Let $\Omega\subset \mathbb{R}$ be open. If I define a weakly differentiable function $u$ as $L^1_{loc}(\Omega)$ function for which the typical partial integration formula holds for all test functions, I know that the following chain rule holds:
Let $f\in C^1$ with $f'$ bounded, then $f\circ u$ is again weakly differentiable with the usual derivative $f'(u)u'(x)$.
I can prove this via a density argument.
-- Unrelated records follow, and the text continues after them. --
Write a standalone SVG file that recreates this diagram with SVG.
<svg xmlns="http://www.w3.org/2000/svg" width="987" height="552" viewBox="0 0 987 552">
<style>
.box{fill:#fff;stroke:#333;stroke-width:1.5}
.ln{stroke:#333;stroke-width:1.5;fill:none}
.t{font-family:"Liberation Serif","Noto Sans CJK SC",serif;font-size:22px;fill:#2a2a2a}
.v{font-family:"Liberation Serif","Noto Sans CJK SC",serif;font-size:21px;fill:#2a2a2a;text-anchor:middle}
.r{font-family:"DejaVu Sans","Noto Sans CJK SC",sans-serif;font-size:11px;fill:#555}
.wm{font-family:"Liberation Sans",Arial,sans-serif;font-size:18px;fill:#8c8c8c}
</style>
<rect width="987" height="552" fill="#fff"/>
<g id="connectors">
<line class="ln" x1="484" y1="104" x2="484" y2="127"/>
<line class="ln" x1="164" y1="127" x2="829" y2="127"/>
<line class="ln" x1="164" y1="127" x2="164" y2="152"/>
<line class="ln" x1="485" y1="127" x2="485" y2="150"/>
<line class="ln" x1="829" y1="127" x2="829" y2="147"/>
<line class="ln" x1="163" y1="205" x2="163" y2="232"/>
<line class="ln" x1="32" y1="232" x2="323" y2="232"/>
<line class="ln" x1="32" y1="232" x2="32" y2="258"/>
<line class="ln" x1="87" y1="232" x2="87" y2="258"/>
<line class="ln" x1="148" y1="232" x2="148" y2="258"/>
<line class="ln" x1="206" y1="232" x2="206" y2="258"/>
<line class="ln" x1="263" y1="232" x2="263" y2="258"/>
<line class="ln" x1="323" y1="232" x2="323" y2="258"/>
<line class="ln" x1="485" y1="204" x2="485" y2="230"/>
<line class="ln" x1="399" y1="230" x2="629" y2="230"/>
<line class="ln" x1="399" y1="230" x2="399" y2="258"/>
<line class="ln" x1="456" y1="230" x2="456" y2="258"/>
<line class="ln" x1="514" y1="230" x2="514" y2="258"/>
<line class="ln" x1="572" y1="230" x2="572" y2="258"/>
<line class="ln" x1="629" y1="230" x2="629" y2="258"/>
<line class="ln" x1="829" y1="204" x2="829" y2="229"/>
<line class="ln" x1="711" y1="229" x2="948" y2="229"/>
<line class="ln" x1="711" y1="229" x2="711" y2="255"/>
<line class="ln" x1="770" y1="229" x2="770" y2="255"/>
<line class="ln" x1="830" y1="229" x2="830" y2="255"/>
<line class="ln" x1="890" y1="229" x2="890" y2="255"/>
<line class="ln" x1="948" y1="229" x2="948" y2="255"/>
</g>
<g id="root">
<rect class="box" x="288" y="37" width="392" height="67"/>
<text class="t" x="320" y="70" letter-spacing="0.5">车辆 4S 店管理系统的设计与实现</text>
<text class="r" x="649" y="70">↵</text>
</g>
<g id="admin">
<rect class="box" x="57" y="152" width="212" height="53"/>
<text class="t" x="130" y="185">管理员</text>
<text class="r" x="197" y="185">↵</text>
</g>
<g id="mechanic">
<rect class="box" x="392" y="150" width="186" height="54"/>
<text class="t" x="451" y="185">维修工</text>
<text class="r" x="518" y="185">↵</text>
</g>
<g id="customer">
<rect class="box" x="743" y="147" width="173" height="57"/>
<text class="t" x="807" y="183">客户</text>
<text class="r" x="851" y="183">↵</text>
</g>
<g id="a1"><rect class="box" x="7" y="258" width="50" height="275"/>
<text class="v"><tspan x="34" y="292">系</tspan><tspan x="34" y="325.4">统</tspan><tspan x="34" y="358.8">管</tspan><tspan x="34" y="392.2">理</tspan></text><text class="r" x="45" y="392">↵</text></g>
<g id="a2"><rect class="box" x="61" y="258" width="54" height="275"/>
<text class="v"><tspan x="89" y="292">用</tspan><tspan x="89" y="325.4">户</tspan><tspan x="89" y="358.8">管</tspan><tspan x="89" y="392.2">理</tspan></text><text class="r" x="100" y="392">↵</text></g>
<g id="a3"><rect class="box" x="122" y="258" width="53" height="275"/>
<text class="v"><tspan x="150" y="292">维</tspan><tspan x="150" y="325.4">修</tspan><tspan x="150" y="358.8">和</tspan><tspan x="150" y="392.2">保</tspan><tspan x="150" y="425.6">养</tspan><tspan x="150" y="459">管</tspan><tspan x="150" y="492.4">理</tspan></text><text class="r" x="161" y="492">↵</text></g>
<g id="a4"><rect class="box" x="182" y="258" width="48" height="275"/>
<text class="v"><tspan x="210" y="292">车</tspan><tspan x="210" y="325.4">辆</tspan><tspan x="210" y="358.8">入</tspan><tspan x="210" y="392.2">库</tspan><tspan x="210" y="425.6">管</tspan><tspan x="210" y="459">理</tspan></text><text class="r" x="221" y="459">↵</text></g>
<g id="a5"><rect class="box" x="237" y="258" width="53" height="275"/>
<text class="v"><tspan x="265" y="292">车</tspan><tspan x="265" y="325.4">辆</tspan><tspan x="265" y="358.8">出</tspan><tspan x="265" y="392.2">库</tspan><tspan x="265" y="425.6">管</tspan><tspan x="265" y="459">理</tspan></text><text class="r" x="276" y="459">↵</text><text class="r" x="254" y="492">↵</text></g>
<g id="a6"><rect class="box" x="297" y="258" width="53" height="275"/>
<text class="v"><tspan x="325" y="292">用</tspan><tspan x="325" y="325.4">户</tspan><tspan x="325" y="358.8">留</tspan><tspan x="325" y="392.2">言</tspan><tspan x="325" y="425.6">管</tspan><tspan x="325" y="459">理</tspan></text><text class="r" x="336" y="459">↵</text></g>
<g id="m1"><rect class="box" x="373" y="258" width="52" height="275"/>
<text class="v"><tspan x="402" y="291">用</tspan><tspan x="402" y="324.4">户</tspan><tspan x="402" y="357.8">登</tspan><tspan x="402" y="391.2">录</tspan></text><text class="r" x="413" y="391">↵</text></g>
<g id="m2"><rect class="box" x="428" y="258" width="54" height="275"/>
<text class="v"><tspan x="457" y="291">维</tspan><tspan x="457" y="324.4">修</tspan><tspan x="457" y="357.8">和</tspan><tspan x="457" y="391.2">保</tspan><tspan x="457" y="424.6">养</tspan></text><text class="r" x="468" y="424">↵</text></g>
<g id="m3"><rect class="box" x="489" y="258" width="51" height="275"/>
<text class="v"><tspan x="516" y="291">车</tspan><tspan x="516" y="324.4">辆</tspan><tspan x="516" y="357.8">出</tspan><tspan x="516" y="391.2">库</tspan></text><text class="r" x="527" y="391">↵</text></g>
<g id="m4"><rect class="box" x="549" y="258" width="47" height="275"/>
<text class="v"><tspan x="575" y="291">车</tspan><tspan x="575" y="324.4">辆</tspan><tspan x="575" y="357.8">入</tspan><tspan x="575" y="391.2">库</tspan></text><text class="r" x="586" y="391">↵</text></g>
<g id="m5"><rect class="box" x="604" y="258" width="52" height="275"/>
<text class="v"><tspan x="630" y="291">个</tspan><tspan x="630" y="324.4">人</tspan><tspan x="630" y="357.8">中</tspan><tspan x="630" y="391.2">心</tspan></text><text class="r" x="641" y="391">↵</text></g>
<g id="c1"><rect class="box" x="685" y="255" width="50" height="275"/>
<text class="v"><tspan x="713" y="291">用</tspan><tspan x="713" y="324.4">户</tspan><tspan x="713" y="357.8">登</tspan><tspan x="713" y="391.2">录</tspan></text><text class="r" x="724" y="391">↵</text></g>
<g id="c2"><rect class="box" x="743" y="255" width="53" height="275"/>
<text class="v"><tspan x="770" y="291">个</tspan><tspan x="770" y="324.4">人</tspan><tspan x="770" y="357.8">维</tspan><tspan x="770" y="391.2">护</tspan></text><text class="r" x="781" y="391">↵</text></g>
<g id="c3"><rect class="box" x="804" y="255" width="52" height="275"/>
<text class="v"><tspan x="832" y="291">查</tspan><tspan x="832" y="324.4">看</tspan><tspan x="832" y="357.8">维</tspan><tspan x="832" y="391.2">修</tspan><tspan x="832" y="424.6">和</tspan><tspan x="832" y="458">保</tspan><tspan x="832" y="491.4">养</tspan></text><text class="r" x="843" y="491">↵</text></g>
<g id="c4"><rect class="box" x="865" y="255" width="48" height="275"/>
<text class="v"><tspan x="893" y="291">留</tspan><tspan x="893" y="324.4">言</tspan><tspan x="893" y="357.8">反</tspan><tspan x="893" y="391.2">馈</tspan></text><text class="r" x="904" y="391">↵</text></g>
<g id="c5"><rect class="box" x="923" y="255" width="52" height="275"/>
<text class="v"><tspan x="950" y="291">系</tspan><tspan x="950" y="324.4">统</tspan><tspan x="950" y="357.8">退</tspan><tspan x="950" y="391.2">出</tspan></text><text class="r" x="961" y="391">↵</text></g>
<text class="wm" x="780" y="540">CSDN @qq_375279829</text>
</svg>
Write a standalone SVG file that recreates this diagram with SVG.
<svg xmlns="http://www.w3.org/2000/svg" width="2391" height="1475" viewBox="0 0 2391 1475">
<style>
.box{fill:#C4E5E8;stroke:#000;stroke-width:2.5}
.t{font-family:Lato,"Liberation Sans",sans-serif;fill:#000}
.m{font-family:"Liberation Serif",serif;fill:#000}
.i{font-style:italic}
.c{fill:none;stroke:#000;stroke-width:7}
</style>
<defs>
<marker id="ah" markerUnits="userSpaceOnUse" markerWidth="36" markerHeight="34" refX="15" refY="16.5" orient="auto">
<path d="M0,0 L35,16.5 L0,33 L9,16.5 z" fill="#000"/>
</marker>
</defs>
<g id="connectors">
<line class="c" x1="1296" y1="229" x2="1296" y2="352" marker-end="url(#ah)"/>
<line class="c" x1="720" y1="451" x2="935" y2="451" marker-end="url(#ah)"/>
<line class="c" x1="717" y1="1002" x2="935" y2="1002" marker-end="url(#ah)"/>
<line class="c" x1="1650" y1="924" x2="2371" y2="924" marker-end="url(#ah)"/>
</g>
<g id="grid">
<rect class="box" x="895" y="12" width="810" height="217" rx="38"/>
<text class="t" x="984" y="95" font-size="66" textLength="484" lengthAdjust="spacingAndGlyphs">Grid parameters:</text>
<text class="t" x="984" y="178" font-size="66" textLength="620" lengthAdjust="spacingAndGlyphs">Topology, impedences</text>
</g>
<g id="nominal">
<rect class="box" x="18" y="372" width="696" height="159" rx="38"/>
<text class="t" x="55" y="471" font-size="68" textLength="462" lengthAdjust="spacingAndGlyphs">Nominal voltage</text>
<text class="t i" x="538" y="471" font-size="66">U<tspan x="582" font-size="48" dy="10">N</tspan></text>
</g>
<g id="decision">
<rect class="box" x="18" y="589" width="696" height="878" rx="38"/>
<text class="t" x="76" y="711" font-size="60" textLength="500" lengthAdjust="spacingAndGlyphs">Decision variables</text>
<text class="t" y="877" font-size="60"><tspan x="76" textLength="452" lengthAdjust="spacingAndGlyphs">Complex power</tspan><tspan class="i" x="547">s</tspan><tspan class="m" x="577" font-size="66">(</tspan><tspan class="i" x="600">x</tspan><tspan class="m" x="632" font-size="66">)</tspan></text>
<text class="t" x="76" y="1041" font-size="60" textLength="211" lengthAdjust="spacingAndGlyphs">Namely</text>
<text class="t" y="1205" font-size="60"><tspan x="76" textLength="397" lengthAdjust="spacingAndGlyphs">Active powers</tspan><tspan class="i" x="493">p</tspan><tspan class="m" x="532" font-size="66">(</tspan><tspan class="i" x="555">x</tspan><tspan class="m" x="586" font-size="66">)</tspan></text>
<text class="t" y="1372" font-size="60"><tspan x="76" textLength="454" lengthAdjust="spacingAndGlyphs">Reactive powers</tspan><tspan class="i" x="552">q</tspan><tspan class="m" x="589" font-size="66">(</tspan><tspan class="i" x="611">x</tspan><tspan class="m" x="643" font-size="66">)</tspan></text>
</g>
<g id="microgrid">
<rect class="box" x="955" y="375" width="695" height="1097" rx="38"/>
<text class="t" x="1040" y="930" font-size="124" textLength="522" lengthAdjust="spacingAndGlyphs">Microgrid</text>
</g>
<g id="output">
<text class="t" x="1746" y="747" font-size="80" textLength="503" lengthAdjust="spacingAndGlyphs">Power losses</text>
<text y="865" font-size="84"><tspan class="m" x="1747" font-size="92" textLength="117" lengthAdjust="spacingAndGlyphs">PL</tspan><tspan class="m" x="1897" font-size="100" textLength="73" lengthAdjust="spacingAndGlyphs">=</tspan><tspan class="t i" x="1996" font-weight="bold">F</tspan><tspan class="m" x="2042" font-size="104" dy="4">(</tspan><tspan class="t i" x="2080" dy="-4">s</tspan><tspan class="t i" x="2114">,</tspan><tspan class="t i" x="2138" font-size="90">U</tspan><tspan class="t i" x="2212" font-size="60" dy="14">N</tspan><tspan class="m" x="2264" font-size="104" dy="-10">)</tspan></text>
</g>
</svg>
However, I see no way to prove this without the boundedness of $f'$. Does this result hold without the condition or if not, can anybody state an easy "counter example" for where the weak differentiability of the composition with an arbitray $C^1$-map can go wrong?
Weak differentiability is true without assumptions on $f'$. Take $\Omega\subset \mathbb R$, $u\in L^1_{loc}(\Omega)$ with weak derivative $u'\in L^1_{loc}(\Omega)$. Let $f:\mathbb R\to \mathbb R$ be continuously differentiable.
Take $\phi \in C^\infty_c(\Omega)$. Then $supp(\phi) \subset [a,b] \subset \Omega$ is a compact set, the restriction of $u$ to $[a,b]$ is in $W^{1,1}(a,b)$, hence $u$ is continuous on $[a,b]$. Hence, $|u|\le M$ on $[a,b]$ for some $M>0$. And in the integral $\int_\Omega f(u(x)) \phi(x)dx$ only the values of $f$ on $[-M,M]$ matter, $f'$ is bounded there, so $f(u)$ is weakly differentiable.
To see this, define $f_M(s):=f(s)$ for all $|s|\le M$, $f_M(s):= f(M) + f'(M)(s-M)$ for $s>M$, and similarly for $s<-M$. Then $f_M$ is continuously differentiable, with bounded derivative, and $f_M(u(x)) = f(u(x))$ for all $x\in [a,b]$. Then we can perform the integration by parts.
And $f(u)$ is weakly differentiable with $f'(u)u'\in L^1_{loc}(\Omega)$.